11. Subsections (2) and (3) require the reports to include an assessment of the respective roles of various kinds of renewable or low carbon measures or technologies and subsection (4) requires the report to specify any increases in capacity planned or achieved for any of those measures or technologies.
12. Subsection (5) requires the report to indicate the achievement of any national, regional or local objective or targets set pursuant to this Act (i.e. they can be set pursuant to any section of the Act, not just this section).
13. Subsection (1) requires the appropriate authority to take reasonable steps to achieve an improvement in domestic energy efficiency of at least 20% by 2010 based on 2002 levels. A number of such steps are listed, but this is not an exclusive list.
14. Subsection (2) requires all energy conservation authorities, as specified under the 1995 Act, to 'take all steps as are reasonably practicable' to implement the energy efficiency measures set out in the reports, or in any modified reports, produced by them under that Act.
15. Subsections (3)-(6) enable the appropriate authority to set targets for domestic energy efficiency improvements, for energy conservation authorities, after consultation with representatives of local government, and in such cases the authorities are given a duty to implement measures to achieve the targets set.
16. Under section 32 of the Electricity Act generators of electricity are required to set aside moneys to be used for the generation of electricity from renewable sources. Currently that obligation, known as 'the renewables obligation', applies also to the generation of electricity by combined heat and power. This clause would remove CHP generation from the renewables obligation, because it is an accepted method of low carbon generation.
17. For the most part the Bill requires the appropriate authority to report on steps taken to move towards the targets specified, and many of those targets are already government policy. This enables the Government to set the financial effects of the Bill each year, in the light of other spending priorities. In other words, the rate at which the Government 'moves towards' the targets, and thus the financial resources needed to do this, can be specified year by year in as part of overall spending decisions. The Bill does not impose binding future spending commitments on the Government.

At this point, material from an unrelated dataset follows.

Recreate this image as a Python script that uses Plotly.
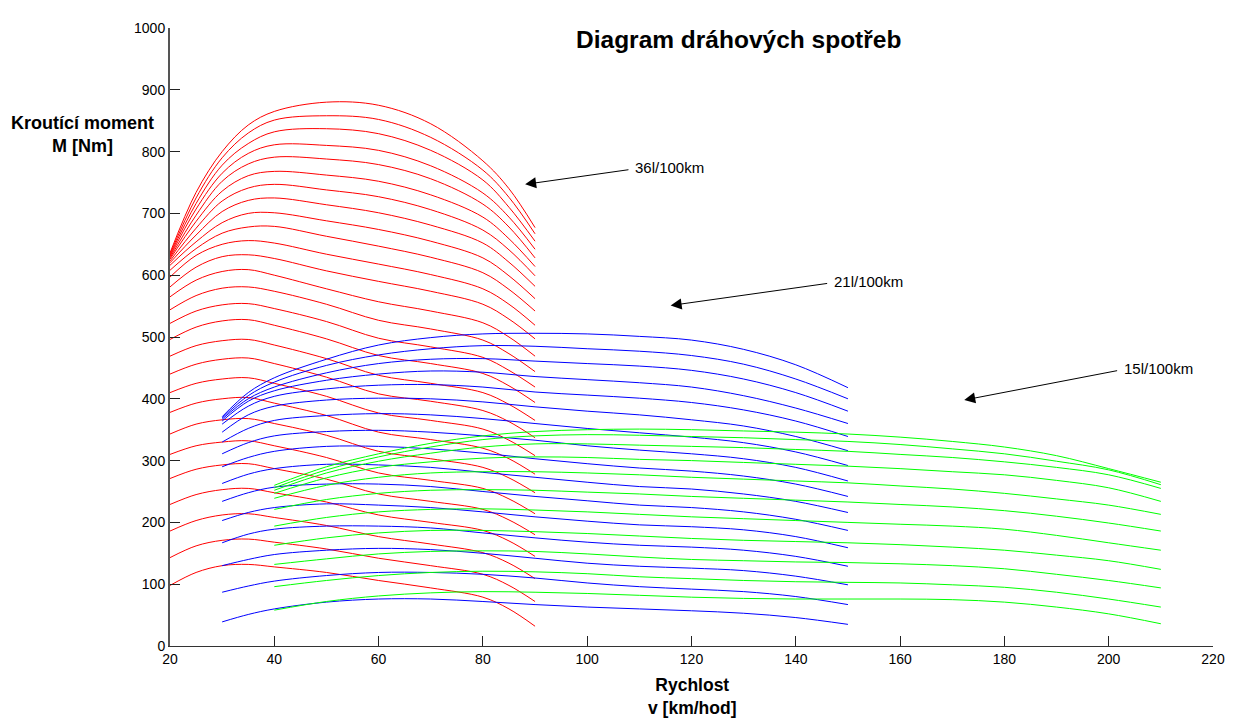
import plotly.graph_objects as go

# ---------------- data ----------------
RED_X = [20, 25, 30, 35, 40, 50, 60, 70, 80, 85, 90]
RED_CURVES = [
    [98, 119, 130, 132, 128, 119, 106, 94, 79, 60, 32],
    [143, 162, 171, 173, 168, 157, 142, 130, 116, 98, 72],
    [186, 203, 212, 214, 208, 195, 177, 165, 151, 134, 109],
    [229, 245, 253, 255, 248, 233, 212, 200, 187, 170, 145],
    [271, 286, 293, 295, 287, 270, 246, 234, 221, 204, 180],
    [310, 324, 330, 332, 324, 305, 280, 268, 255, 238, 214],
    [343, 359, 366, 368, 360, 341, 315, 303, 289, 272, 248],
    [378, 393, 400, 402, 393, 373, 346, 334, 320, 303, 278],
    [410, 425, 432, 434, 425, 404, 377, 365, 351, 333, 308],
    [440, 456, 464, 466, 457, 435, 408, 396, 381, 363, 337],
    [469, 486, 494, 496, 487, 465, 438, 425, 410, 391, 365],
    [496, 516, 526, 528, 519, 497, 470, 457, 441, 421, 394],
    [522, 542, 552, 554, 546, 525, 498, 484, 467, 446, 419],
    [544, 567, 579, 581, 574, 553, 527, 513, 495, 473, 444],
    [565, 592, 606, 609, 600, 578, 557, 542, 523, 500, 469],
    [581, 613, 630, 633, 627, 607, 590, 574, 553, 529, 497],
    [597, 632, 650, 656, 652, 634, 618, 601, 578, 553, 519],
    [608, 643, 668, 678, 679, 663, 647, 629, 604, 577, 542],
    [616, 654, 685, 700, 701, 688, 674, 655, 628, 599, 562],
    [620, 665, 703, 721, 725, 714, 701, 681, 652, 621, 582],
    [623, 676, 720, 741, 747, 738, 727, 706, 673, 641, 599],
    [626, 687, 736, 761, 768, 762, 752, 730, 694, 659, 614],
    [628, 697, 752, 780, 791, 788, 779, 756, 715, 678, 628],
    [630, 707, 765, 797, 811, 810, 802, 777, 733, 694, 642],
    [632, 716, 778, 813, 832, 837, 829, 802, 754, 710, 655],
    [634, 725, 790, 830, 851, 858, 852, 823, 770, 726, 667],
    [636, 734, 800, 843, 865, 880, 875, 845, 785, 740, 677],
]

BLUE_X = [30, 35, 40, 50, 60, 70, 80, 90, 100, 110, 120, 130, 140, 150]
BLUE_CURVES = [
    [39, 51, 60, 71, 76, 76, 72, 67, 63, 60, 57, 53, 46, 35],
    [87, 97, 105, 114, 119, 119, 116, 110, 102, 96, 92, 88, 80, 67],
    [130, 140, 148, 155, 158, 156, 150, 142, 134, 129, 126, 122, 113, 99],
    [167, 181, 189, 194, 194, 191, 183, 175, 168, 163, 160, 155, 145, 129],
    [203, 216, 224, 230, 228, 224, 217, 209, 202, 196, 193, 188, 177, 159],
    [234, 248, 257, 262, 262, 258, 250, 242, 235, 228, 224, 217, 205, 187],
    [263, 278, 287, 294, 293, 289, 281, 273, 265, 258, 254, 246, 234, 216],
    [290, 305, 315, 323, 323, 319, 312, 303, 295, 288, 283, 275, 262, 242],
    [311, 329, 340, 347, 349, 346, 340, 333, 324, 317, 311, 303, 289, 267],
    [330, 352, 365, 373, 376, 374, 368, 360, 352, 345, 338, 329, 314, 292],
    [346, 374, 388, 398, 401, 400, 395, 387, 380, 374, 366, 356, 339, 316],
    [359, 388, 404, 416, 422, 423, 419, 411, 406, 401, 394, 382, 364, 339],
    [364, 396, 413, 430, 440, 445, 443, 436, 431, 426, 419, 405, 385, 360],
    [367, 400, 419, 442, 457, 464, 465, 461, 457, 453, 446, 432, 410, 380],
    [369, 405, 427, 454, 471, 481, 486, 485, 481, 477, 470, 456, 432, 400],
    [371, 410, 434, 464, 487, 499, 505, 506, 505, 501, 495, 480, 455, 418],
]

GREEN_X = [40, 50, 60, 70, 80, 90, 100, 110, 120, 130, 140, 150, 160, 170, 180, 190, 200, 210]
GREEN_CURVES = [
    [58, 72, 81, 86, 88, 87, 85, 82, 79, 77, 76, 76, 76, 75, 71, 63, 52, 36],
    [96, 106, 114, 119, 121, 120, 117, 112, 109, 106, 104, 103, 102, 99, 95, 87, 76, 63],
    [132, 141, 149, 153, 154, 153, 149, 144, 140, 138, 136, 135, 133, 130, 125, 116, 106, 94],
    [163, 175, 183, 187, 187, 185, 182, 178, 174, 171, 169, 167, 164, 160, 155, 147, 138, 124],
    [194, 208, 217, 221, 222, 220, 217, 213, 209, 206, 203, 200, 197, 194, 189, 179, 167, 155],
    [221, 237, 247, 252, 253, 252, 249, 246, 242, 239, 236, 233, 229, 225, 219, 210, 199, 186],
    [239, 260, 273, 280, 282, 282, 280, 277, 273, 270, 267, 264, 259, 254, 247, 238, 228, 213],
    [247, 272, 289, 298, 304, 306, 305, 302, 300, 297, 294, 291, 287, 282, 277, 268, 256, 234],
    [252, 280, 299, 312, 322, 327, 327, 325, 323, 321, 318, 315, 310, 305, 298, 289, 277, 255],
    [256, 285, 306, 322, 334, 340, 342, 341, 339, 337, 334, 331, 326, 319, 311, 299, 285, 261],
    [260, 290, 311, 328, 340, 347, 350, 351, 350, 348, 346, 343, 338, 331, 322, 308, 287, 265],
]

X_TICKS = [20, 40, 60, 80, 100, 120, 140, 160, 180, 200, 220]
Y_TICKS = [0, 100, 200, 300, 400, 500, 600, 700, 800, 900, 1000]

ARROW_LABELS = ["36l/100km", "21l/100km", "15l/100km"]
ARROW_HEAD = [(88.1, 747), (116.0, 551), (172.3, 398)]
ARROW_TAIL = [(108.2, 771), (146.3, 587), (201.9, 446)]

TITLE = "Diagram dráhových spotřeb"
X_LABEL = "Rychlost<br>v [km/hod]"
Y_LABEL = "Kroutící moment<br>M [Nm]"

FONT = "Liberation Sans, Arial, sans-serif"

fig = go.Figure()

for xs, curves, color in ((RED_X, RED_CURVES, "#ff0000"),
                          (BLUE_X, BLUE_CURVES, "#0000ff"),
                          (GREEN_X, GREEN_CURVES, "#00ff00")):
    for ys in curves:
        fig.add_trace(go.Scatter(
            x=xs, y=ys, mode="lines",
            line=dict(color=color, width=1, shape="spline", smoothing=1.0),
            showlegend=False, hoverinfo="skip"))

annotations = []
for label, (hx, hy), (tx, ty) in zip(ARROW_LABELS, ARROW_HEAD, ARROW_TAIL):
    annotations.append(dict(
        x=hx, y=hy, ax=tx, ay=ty, xref="x", yref="y", axref="x", ayref="y",
        text="", showarrow=True, arrowhead=2, arrowsize=2.2, arrowwidth=1,
        arrowcolor="black", standoff=0, startstandoff=0))
    annotations.append(dict(
        x=tx, y=ty, xref="x", yref="y", text=label, showarrow=False,
        xanchor="left", yanchor="middle", xshift=3, yshift=2,
        font=dict(family=FONT, size=15, color="black")))

annotations.append(dict(
    x=0.545, y=0.982, xref="paper", yref="paper", text="<b>" + TITLE + "</b>",
    showarrow=False, xanchor="center", yanchor="middle",
    font=dict(family=FONT, size=24.5, color="black")))
annotations.append(dict(
    x=-0.084, y=0.827, xref="paper", yref="paper", text="<b>" + Y_LABEL + "</b>",
    showarrow=False, xanchor="center", yanchor="middle", align="center",
    font=dict(family=FONT, size=18, color="black")))
annotations.append(dict(
    x=0.5, y=-0.082, xref="paper", yref="paper", text="<b>" + X_LABEL + "</b>",
    showarrow=False, xanchor="center", yanchor="middle", align="center",
    font=dict(family=FONT, size=17.5, color="black")))

# the page body adds an 8px offset, so the figure is 8px smaller on each axis
fig.update_layout(
    width=1229, height=712,
    margin=dict(l=162, r=19, t=14, b=74),
    paper_bgcolor="white", plot_bgcolor="white",
    font=dict(family=FONT, size=14, color="black"),
    annotations=annotations,
    showlegend=False,
)
fig.update_xaxes(
    range=[20, 220], tickvals=X_TICKS, ticks="inside", ticklen=10,
    tickcolor="#222", tickwidth=1, showline=True, linecolor="#333",
    linewidth=1, showgrid=False, zeroline=False, mirror=False,
    tickfont=dict(size=14, color="black"))
fig.update_yaxes(
    range=[0, 1000], tickvals=Y_TICKS, ticks="inside", ticklen=10,
    tickcolor="#222", tickwidth=1, showline=True, linecolor="#555",
    linewidth=2, showgrid=False, zeroline=False, mirror=False,
    tickfont=dict(size=14, color="black"))

fig.write_html("out.html")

18. The clause relating to domestic energy efficiency targets is slightly different, but it is expected that there will be few extra financial implications for the Government, for the following reasons:
19. The exemption of CHP from the renewables obligation will mean that less money is available for the promotion of renewable sources of energy; but CHP has been shown to be a cheaper generation option than generation by renewables.